In the midst of this, Eliza’s father shows up, and that is where Shaw’s message about class gets muddled. Like in the movie, Alfred P. Doolittle laments his new status as “respectably middle class.” Eliza, too, complains that Higgins should have left her in the gutter where at least she had her independence. So what is Shaw’s ultimate point? That the lower classes should remain in their place because that will make them happier? That doesn’t sound very progressive to me, but then, I suppose it was for the times it was written.

The play ends with Higgins laughing over Eliza’s impending marriage to Freddy. There’s no scene in which she chooses him. So even while the ending shows Higgins laughing at Eliza, the audience sees that the joke is really on him. It’s abrupt and unromantic, but it seems like poetic justice.

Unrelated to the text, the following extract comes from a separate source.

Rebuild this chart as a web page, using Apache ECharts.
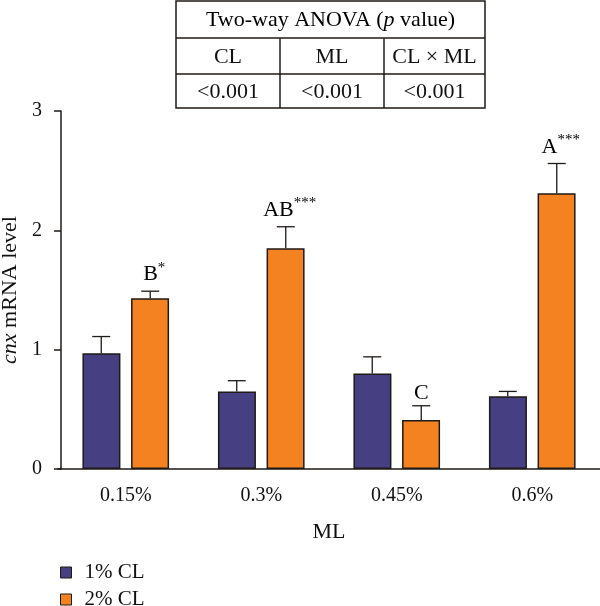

From there, I turned the page to Shaw’s epilogue. It was written after the play had been seen and took off as a success. “The rest of the story need not be shewn in action,” writes Shaw, “and indeed, would hardly need telling if our imaginations were not so enfeebled by their lazy dependence. . . in which Romance keeps its stock of ‘happy endings.’” If that’s how he felt about audience reception then, he must have been turning over in his grave at “My Fair Lady.” The ending he envisioned is much like my “On the Street Where We Live.” Eliza marries Freddy, they set up a little flower shop, and although they struggle at first, they start taking business and bookkeeping classes, and with their ability to pass as genteel folk, they manage to keep themselves respectably ever after. There’s even a line in the play that hints to my Pygmalion/Galatea gender reversal: “Perhaps I could make something of him,” says Eliza. So it felt good to know I was right on target with Shaw’s real intention for Eliza, even though I’m not entirely sure about his overall message. But now that I’ve read his most famous play, I look forward to deepening my understanding with a literary biography.